● **Your objective**
Return the listing below unchanged, minus its pictures.

────────────────

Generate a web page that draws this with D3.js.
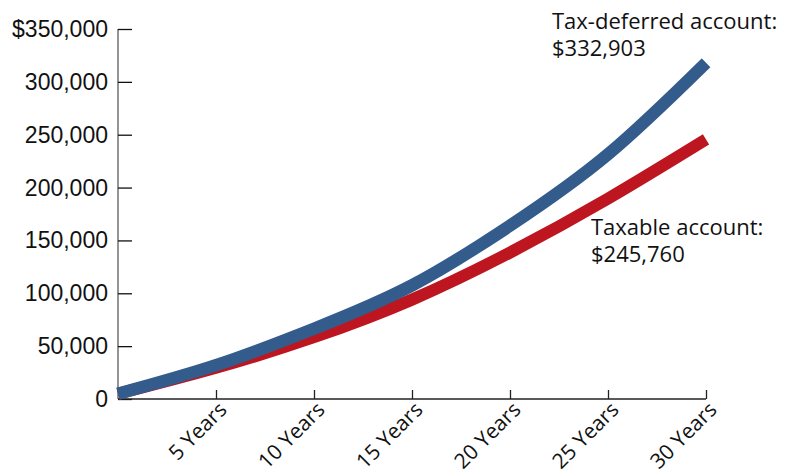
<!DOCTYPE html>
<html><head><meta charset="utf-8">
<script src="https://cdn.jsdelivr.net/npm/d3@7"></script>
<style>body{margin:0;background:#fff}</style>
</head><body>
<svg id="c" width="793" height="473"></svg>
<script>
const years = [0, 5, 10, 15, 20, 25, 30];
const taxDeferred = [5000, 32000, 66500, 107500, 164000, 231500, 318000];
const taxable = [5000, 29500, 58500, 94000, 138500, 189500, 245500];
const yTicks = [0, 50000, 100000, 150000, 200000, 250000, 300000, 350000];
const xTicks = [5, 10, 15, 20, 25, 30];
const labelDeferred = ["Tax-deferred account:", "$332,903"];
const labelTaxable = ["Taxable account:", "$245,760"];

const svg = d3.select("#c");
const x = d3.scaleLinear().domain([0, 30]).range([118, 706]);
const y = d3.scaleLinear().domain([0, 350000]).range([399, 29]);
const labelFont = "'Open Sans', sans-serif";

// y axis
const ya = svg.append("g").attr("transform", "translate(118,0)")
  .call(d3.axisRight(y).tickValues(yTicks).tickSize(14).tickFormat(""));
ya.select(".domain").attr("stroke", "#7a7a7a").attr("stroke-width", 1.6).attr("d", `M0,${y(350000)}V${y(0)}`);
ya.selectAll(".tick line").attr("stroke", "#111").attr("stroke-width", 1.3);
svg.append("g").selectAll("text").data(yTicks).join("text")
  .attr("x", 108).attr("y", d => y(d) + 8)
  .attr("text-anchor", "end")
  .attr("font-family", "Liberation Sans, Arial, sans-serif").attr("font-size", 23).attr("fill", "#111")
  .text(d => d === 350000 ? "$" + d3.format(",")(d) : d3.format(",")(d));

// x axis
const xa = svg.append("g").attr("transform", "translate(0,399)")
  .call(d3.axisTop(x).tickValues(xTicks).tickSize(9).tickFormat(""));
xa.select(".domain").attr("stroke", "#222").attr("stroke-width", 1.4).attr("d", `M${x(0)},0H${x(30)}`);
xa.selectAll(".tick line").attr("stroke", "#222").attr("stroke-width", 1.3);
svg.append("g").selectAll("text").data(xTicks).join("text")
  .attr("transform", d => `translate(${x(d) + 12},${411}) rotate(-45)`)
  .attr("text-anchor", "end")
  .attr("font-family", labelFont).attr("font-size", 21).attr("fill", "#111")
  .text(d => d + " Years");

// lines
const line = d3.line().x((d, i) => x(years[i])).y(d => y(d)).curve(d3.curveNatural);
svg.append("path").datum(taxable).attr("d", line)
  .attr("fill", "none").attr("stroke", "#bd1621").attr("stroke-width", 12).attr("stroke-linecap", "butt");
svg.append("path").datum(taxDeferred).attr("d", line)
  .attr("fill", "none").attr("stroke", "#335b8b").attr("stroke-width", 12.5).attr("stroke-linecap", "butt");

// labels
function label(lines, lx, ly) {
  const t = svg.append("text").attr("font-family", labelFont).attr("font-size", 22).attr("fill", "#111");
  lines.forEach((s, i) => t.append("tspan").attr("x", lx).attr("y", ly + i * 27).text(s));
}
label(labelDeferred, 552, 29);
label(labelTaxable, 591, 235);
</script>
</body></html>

────────────────

● **Solution for this problem**
Generate a web page that draws this with D3.js.
<!DOCTYPE html>
<html><head><meta charset="utf-8">
<script src="https://cdn.jsdelivr.net/npm/d3@7"></script>
<style>body{margin:0;background:#fff}</style>
</head><body>
<svg id="c" width="793" height="473"></svg>
<script>
const years = [0, 5, 10, 15, 20, 25, 30];
const taxDeferred = [5000, 32000, 66500, 107500, 164000, 231500, 318000];
const taxable = [5000, 29500, 58500, 94000, 138500, 189500, 245500];
const yTicks = [0, 50000, 100000, 150000, 200000, 250000, 300000, 350000];
const xTicks = [5, 10, 15, 20, 25, 30];
const labelDeferred = ["Tax-deferred account:", "$332,903"];
const labelTaxable = ["Taxable account:", "$245,760"];

const svg = d3.select("#c");
const x = d3.scaleLinear().domain([0, 30]).range([118, 706]);
const y = d3.scaleLinear().domain([0, 350000]).range([399, 29]);
const labelFont = "'Open Sans', sans-serif";

// y axis
const ya = svg.append("g").attr("transform", "translate(118,0)")
  .call(d3.axisRight(y).tickValues(yTicks).tickSize(14).tickFormat(""));
ya.select(".domain").attr("stroke", "#7a7a7a").attr("stroke-width", 1.6).attr("d", `M0,${y(350000)}V${y(0)}`);
ya.selectAll(".tick line").attr("stroke", "#111").attr("stroke-width", 1.3);
svg.append("g").selectAll("text").data(yTicks).join("text")
  .attr("x", 108).attr("y", d => y(d) + 8)
  .attr("text-anchor", "end")
  .attr("font-family", "Liberation Sans, Arial, sans-serif").attr("font-size", 23).attr("fill", "#111")
  .text(d => d === 350000 ? "$" + d3.format(",")(d) : d3.format(",")(d));

// x axis
const xa = svg.append("g").attr("transform", "translate(0,399)")
  .call(d3.axisTop(x).tickValues(xTicks).tickSize(9).tickFormat(""));
xa.select(".domain").attr("stroke", "#222").attr("stroke-width", 1.4).attr("d", `M${x(0)},0H${x(30)}`);
xa.selectAll(".tick line").attr("stroke", "#222").attr("stroke-width", 1.3);
svg.append("g").selectAll("text").data(xTicks).join("text")
  .attr("transform", d => `translate(${x(d) + 12},${411}) rotate(-45)`)
  .attr("text-anchor", "end")
  .attr("font-family", labelFont).attr("font-size", 21).attr("fill", "#111")
  .text(d => d + " Years");

// lines
const line = d3.line().x((d, i) => x(years[i])).y(d => y(d)).curve(d3.curveNatural);
svg.append("path").datum(taxable).attr("d", line)
  .attr("fill", "none").attr("stroke", "#bd1621").attr("stroke-width", 12).attr("stroke-linecap", "butt");
svg.append("path").datum(taxDeferred).attr("d", line)
  .attr("fill", "none").attr("stroke", "#335b8b").attr("stroke-width", 12.5).attr("stroke-linecap", "butt");

// labels
function label(lines, lx, ly) {
  const t = svg.append("text").attr("font-family", labelFont).attr("font-size", 22).attr("fill", "#111");
  lines.forEach((s, i) => t.append("tspan").attr("x", lx).attr("y", ly + i * 27).text(s));
}
label(labelDeferred, 552, 29);
label(labelTaxable, 591, 235);
</script>
</body></html>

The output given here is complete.